Work required: Leave the pictures out and transcribe every record exactly.

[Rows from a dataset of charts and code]
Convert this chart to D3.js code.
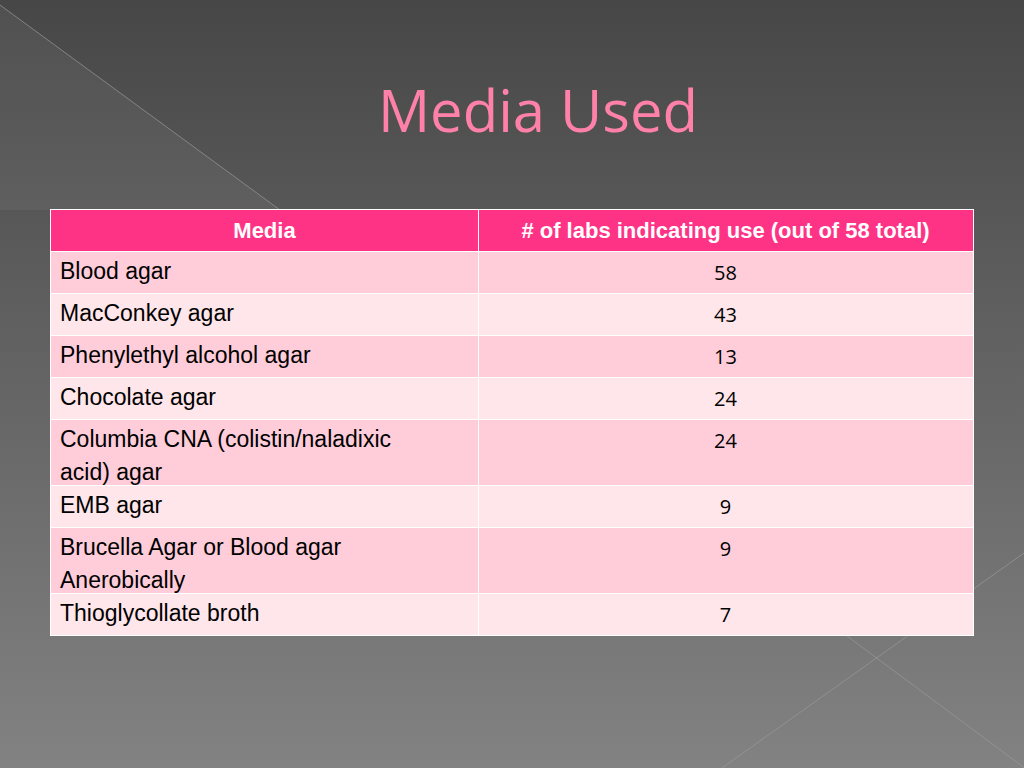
<!DOCTYPE html><html><head><meta charset="utf-8"><script src="https://cdn.jsdelivr.net/npm/d3@7"></script>
<style>body{margin:0;overflow:hidden}</style></head><body><svg id="s" width="1024" height="768"></svg>
<script>
const header = ["Media", "# of labs indicating use (out of 58 total)"];
const media = [["Blood agar"],["MacConkey agar"],["Phenylethyl alcohol agar"],["Chocolate agar"],["Columbia CNA (colistin/naladixic","acid) agar"],["EMB agar"],["Brucella Agar or Blood agar","Anerobically"],["Thioglycollate broth"]];
const counts = [58,43,13,24,24,9,9,7];

const svg = d3.select("#s");
const defs = svg.append("defs");
const g = defs.append("linearGradient").attr("id","bg").attr("x1",0).attr("y1",0).attr("x2",0).attr("y2",1);
g.append("stop").attr("offset","0").attr("stop-color","#474747");
g.append("stop").attr("offset","1").attr("stop-color","#828282");
svg.append("rect").attr("width",1024).attr("height",768).attr("fill","url(#bg)");
svg.append("path").attr("d","M0,5 L280,210 L0,210 Z").attr("fill","#ffffff").attr("opacity",0.05);
const ln = [[0,5,280,210],[1024,553,722,768],[843,633,1030,772]];
svg.selectAll("line.bgl").data(ln).join("line").attr("x1",d=>d[0]).attr("y1",d=>d[1]).attr("x2",d=>d[2]).attr("y2",d=>d[3]).attr("stroke","#9a9a9a").attr("stroke-width",1).attr("opacity",0.7);

svg.append("text").attr("x",538).attr("y",132).attr("text-anchor","middle").attr("font-family","Open Sans").attr("font-size",58).attr("fill","#ff80a8").text("Media Used");

const rowH = media.map(m=>m.length>1?65:41);
const tops=[]; let y=252; rowH.forEach(h=>{tops.push(y); y+=h+1;});
const x0=51,x1=478,x2=973;
svg.append("rect").attr("x",x0-1).attr("y",209).attr("width",x2-x0+2).attr("height",y-209).attr("fill","#ffffff");
svg.append("rect").attr("x",x0).attr("y",210).attr("width",x1-x0).attr("height",41).attr("fill","#ff3385");
svg.append("rect").attr("x",x1+1).attr("y",210).attr("width",x2-x1-1).attr("height",41).attr("fill","#ff3385");
svg.selectAll("text.h").data(header).join("text").attr("x",(d,i)=>i?(x1+x2)/2:(x0+x1)/2).attr("y",238).attr("text-anchor","middle").attr("font-family","Liberation Sans").attr("font-weight","bold").attr("font-size",22).attr("fill","#fff").text(d=>d);
media.forEach((m,i)=>{
  const c=i%2?"#ffe6ea":"#ffcdd9";
  svg.append("rect").attr("x",x0).attr("y",tops[i]).attr("width",x1-x0).attr("height",rowH[i]).attr("fill",c);
  svg.append("rect").attr("x",x1+1).attr("y",tops[i]).attr("width",x2-x1-1).attr("height",rowH[i]).attr("fill",c);
  m.forEach((t,k)=>svg.append("text").attr("x",60).attr("y",tops[i]+27+k*33).attr("font-family","Liberation Sans").attr("font-size",23).attr("fill","#000").text(t));
  svg.append("text").attr("x",(x1+x2)/2).attr("y",tops[i]+28).attr("text-anchor","middle").attr("font-family","Open Sans").attr("font-size",20).attr("fill","#000").text(counts[i]);
});
</script></body></html>
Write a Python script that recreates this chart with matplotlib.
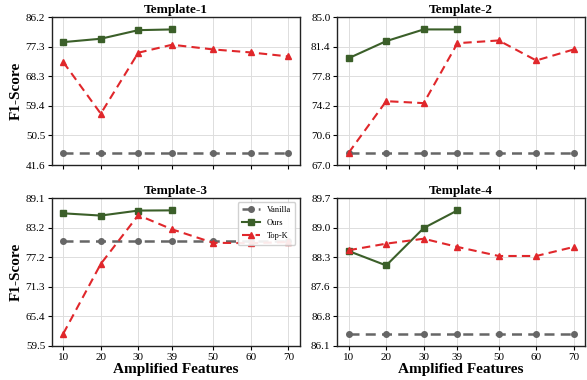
import numpy as np
import matplotlib
matplotlib.use("Agg")
import matplotlib.pyplot as plt

plt.rcParams['font.family'] = ['Liberation Serif', 'DejaVu Serif']

x_vals = [10, 20, 30, 39, 50, 60, 70]
x_ours = [10, 20, 30, 39]
titles = ["Template-1", "Template-2", "Template-3", "Template-4"]

vanilla = [45.28, 68.54, 80.40, 86.42]
ours = [
    [78.65, 79.67, 82.26, 82.48],
    [80.02, 82.09, 83.51, 83.51],
    [86.02, 85.57, 86.57, 86.61],
    [88.43, 88.08, 88.99, 89.42],
]
topk = [
    [72.62, 57.06, 75.45, 77.86, 76.44, 75.54, 74.33],
    [68.54, 74.80, 74.56, 81.84, 82.17, 79.74, 81.08],
    [61.95, 75.90, 85.65, 82.82, 80.12, 80.06, 80.26],
    [88.45, 88.61, 88.73, 88.53, 88.31, 88.31, 88.53],
]

c_van = '#666666'
c_ours = '#3b5f29'
c_topk = '#e0272b'

fig, axes = plt.subplots(2, 2, figsize=(5.87, 3.8), dpi=100)
fig.subplots_adjust(left=0.0886, right=0.9966, top=0.955, bottom=0.0895,
                    wspace=0.153, hspace=0.223)

for i, ax in enumerate(axes.flat):
    ax.plot(x_vals, [vanilla[i]] * len(x_vals), color=c_van, linestyle='--',
            marker='o', markersize=4, linewidth=1.8, label='Vanilla', dashes=(4, 2.5))
    ax.plot(x_ours, ours[i], color=c_ours, linestyle='-', marker='s',
            markersize=4.5, linewidth=1.5, label='Ours')
    ax.plot(x_vals, topk[i], color=c_topk, linestyle='--', marker='^',
            markersize=5, linewidth=1.5, label='Top-K', dashes=(4, 2.5))
    allv = [vanilla[i]] + ours[i] + topk[i]
    lo, hi = min(allv), max(allv)
    r = hi - lo
    ylo, yhi = lo - 0.1 * r, hi + 0.1 * r
    ax.set_ylim(ylo, yhi)
    ticks = np.linspace(ylo, yhi, 6)
    ax.set_yticks(ticks)
    ax.set_yticklabels([f"{t:.1f}" for t in ticks])
    ax.set_xticks(x_vals)
    ax.set_xlim(7, 73)
    ax.grid(True, color='#dddddd', linewidth=0.7)
    ax.set_axisbelow(True)
    ax.tick_params(labelsize=8, length=3, width=0.8, pad=2)
    for s in ax.spines.values():
        s.set_linewidth(1.0)
        s.set_color('#222222')
    ax.set_title(titles[i], fontsize=9.5, fontweight='bold', pad=3)
    if i < 2:
        ax.set_xticklabels([])
    else:
        ax.set_xticklabels([str(v) for v in x_vals])
        ax.set_xlabel('Amplified Features', fontsize=11, fontweight='bold', labelpad=1)
    if i % 2 == 0:
        ax.set_ylabel('F1-Score', fontsize=11, fontweight='bold', labelpad=2)
    if i == 2:
        ax.legend(loc='upper right', fontsize=6, handlelength=2.2, framealpha=0.9,
                  borderpad=0.5, labelspacing=0.6)

fig.savefig('out.png', dpi=100)
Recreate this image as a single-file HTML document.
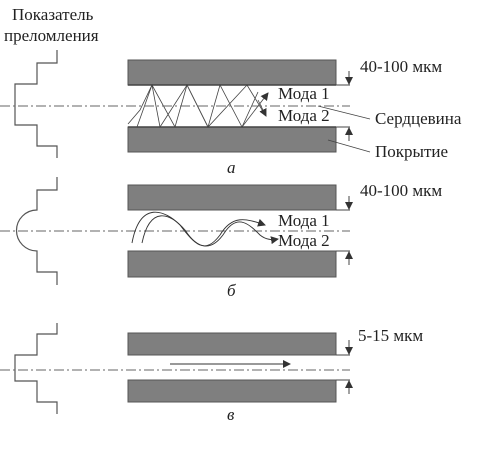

Output of the task:
Convert this chart to D3.js code.
<!DOCTYPE html><html><head><meta charset="utf-8"><script src="https://cdn.jsdelivr.net/npm/d3@7"></script>
<style>body{margin:0;overflow:hidden}</style></head><body><svg id="s" width="1024" height="768"></svg>
<script>
const header = ["Media", "# of labs indicating use (out of 58 total)"];
const media = [["Blood agar"],["MacConkey agar"],["Phenylethyl alcohol agar"],["Chocolate agar"],["Columbia CNA (colistin/naladixic","acid) agar"],["EMB agar"],["Brucella Agar or Blood agar","Anerobically"],["Thioglycollate broth"]];
const counts = [58,43,13,24,24,9,9,7];

const svg = d3.select("#s");
const defs = svg.append("defs");
const g = defs.append("linearGradient").attr("id","bg").attr("x1",0).attr("y1",0).attr("x2",0).attr("y2",1);
g.append("stop").attr("offset","0").attr("stop-color","#474747");
g.append("stop").attr("offset","1").attr("stop-color","#828282");
svg.append("rect").attr("width",1024).attr("height",768).attr("fill","url(#bg)");
svg.append("path").attr("d","M0,5 L280,210 L0,210 Z").attr("fill","#ffffff").attr("opacity",0.05);
const ln = [[0,5,280,210],[1024,553,722,768],[843,633,1030,772]];
svg.selectAll("line.bgl").data(ln).join("line").attr("x1",d=>d[0]).attr("y1",d=>d[1]).attr("x2",d=>d[2]).attr("y2",d=>d[3]).attr("stroke","#9a9a9a").attr("stroke-width",1).attr("opacity",0.7);

svg.append("text").attr("x",538).attr("y",132).attr("text-anchor","middle").attr("font-family","Open Sans").attr("font-size",58).attr("fill","#ff80a8").text("Media Used");

const rowH = media.map(m=>m.length>1?65:41);
const tops=[]; let y=252; rowH.forEach(h=>{tops.push(y); y+=h+1;});
const x0=51,x1=478,x2=973;
svg.append("rect").attr("x",x0-1).attr("y",209).attr("width",x2-x0+2).attr("height",y-209).attr("fill","#ffffff");
svg.append("rect").attr("x",x0).attr("y",210).attr("width",x1-x0).attr("height",41).attr("fill","#ff3385");
svg.append("rect").attr("x",x1+1).attr("y",210).attr("width",x2-x1-1).attr("height",41).attr("fill","#ff3385");
svg.selectAll("text.h").data(header).join("text").attr("x",(d,i)=>i?(x1+x2)/2:(x0+x1)/2).attr("y",238).attr("text-anchor","middle").attr("font-family","Liberation Sans").attr("font-weight","bold").attr("font-size",22).attr("fill","#fff").text(d=>d);
media.forEach((m,i)=>{
  const c=i%2?"#ffe6ea":"#ffcdd9";
  svg.append("rect").attr("x",x0).attr("y",tops[i]).attr("width",x1-x0).attr("height",rowH[i]).attr("fill",c);
  svg.append("rect").attr("x",x1+1).attr("y",tops[i]).attr("width",x2-x1-1).attr("height",rowH[i]).attr("fill",c);
  m.forEach((t,k)=>svg.append("text").attr("x",60).attr("y",tops[i]+27+k*33).attr("font-family","Liberation Sans").attr("font-size",23).attr("fill","#000").text(t));
  svg.append("text").attr("x",(x1+x2)/2).attr("y",tops[i]+28).attr("text-anchor","middle").attr("font-family","Open Sans").attr("font-size",20).attr("fill","#000").text(counts[i]);
});
</script></body></html>
Write a Python script that recreates this chart with matplotlib.
import numpy as np
import matplotlib
matplotlib.use("Agg")
import matplotlib.pyplot as plt

plt.rcParams['font.family'] = ['Liberation Serif', 'DejaVu Serif']

x_vals = [10, 20, 30, 39, 50, 60, 70]
x_ours = [10, 20, 30, 39]
titles = ["Template-1", "Template-2", "Template-3", "Template-4"]

vanilla = [45.28, 68.54, 80.40, 86.42]
ours = [
    [78.65, 79.67, 82.26, 82.48],
    [80.02, 82.09, 83.51, 83.51],
    [86.02, 85.57, 86.57, 86.61],
    [88.43, 88.08, 88.99, 89.42],
]
topk = [
    [72.62, 57.06, 75.45, 77.86, 76.44, 75.54, 74.33],
    [68.54, 74.80, 74.56, 81.84, 82.17, 79.74, 81.08],
    [61.95, 75.90, 85.65, 82.82, 80.12, 80.06, 80.26],
    [88.45, 88.61, 88.73, 88.53, 88.31, 88.31, 88.53],
]

c_van = '#666666'
c_ours = '#3b5f29'
c_topk = '#e0272b'

fig, axes = plt.subplots(2, 2, figsize=(5.87, 3.8), dpi=100)
fig.subplots_adjust(left=0.0886, right=0.9966, top=0.955, bottom=0.0895,
                    wspace=0.153, hspace=0.223)

for i, ax in enumerate(axes.flat):
    ax.plot(x_vals, [vanilla[i]] * len(x_vals), color=c_van, linestyle='--',
            marker='o', markersize=4, linewidth=1.8, label='Vanilla', dashes=(4, 2.5))
    ax.plot(x_ours, ours[i], color=c_ours, linestyle='-', marker='s',
            markersize=4.5, linewidth=1.5, label='Ours')
    ax.plot(x_vals, topk[i], color=c_topk, linestyle='--', marker='^',
            markersize=5, linewidth=1.5, label='Top-K', dashes=(4, 2.5))
    allv = [vanilla[i]] + ours[i] + topk[i]
    lo, hi = min(allv), max(allv)
    r = hi - lo
    ylo, yhi = lo - 0.1 * r, hi + 0.1 * r
    ax.set_ylim(ylo, yhi)
    ticks = np.linspace(ylo, yhi, 6)
    ax.set_yticks(ticks)
    ax.set_yticklabels([f"{t:.1f}" for t in ticks])
    ax.set_xticks(x_vals)
    ax.set_xlim(7, 73)
    ax.grid(True, color='#dddddd', linewidth=0.7)
    ax.set_axisbelow(True)
    ax.tick_params(labelsize=8, length=3, width=0.8, pad=2)
    for s in ax.spines.values():
        s.set_linewidth(1.0)
        s.set_color('#222222')
    ax.set_title(titles[i], fontsize=9.5, fontweight='bold', pad=3)
    if i < 2:
        ax.set_xticklabels([])
    else:
        ax.set_xticklabels([str(v) for v in x_vals])
        ax.set_xlabel('Amplified Features', fontsize=11, fontweight='bold', labelpad=1)
    if i % 2 == 0:
        ax.set_ylabel('F1-Score', fontsize=11, fontweight='bold', labelpad=2)
    if i == 2:
        ax.legend(loc='upper right', fontsize=6, handlelength=2.2, framealpha=0.9,
                  borderpad=0.5, labelspacing=0.6)

fig.savefig('out.png', dpi=100)
Recreate this image as a single-file HTML document.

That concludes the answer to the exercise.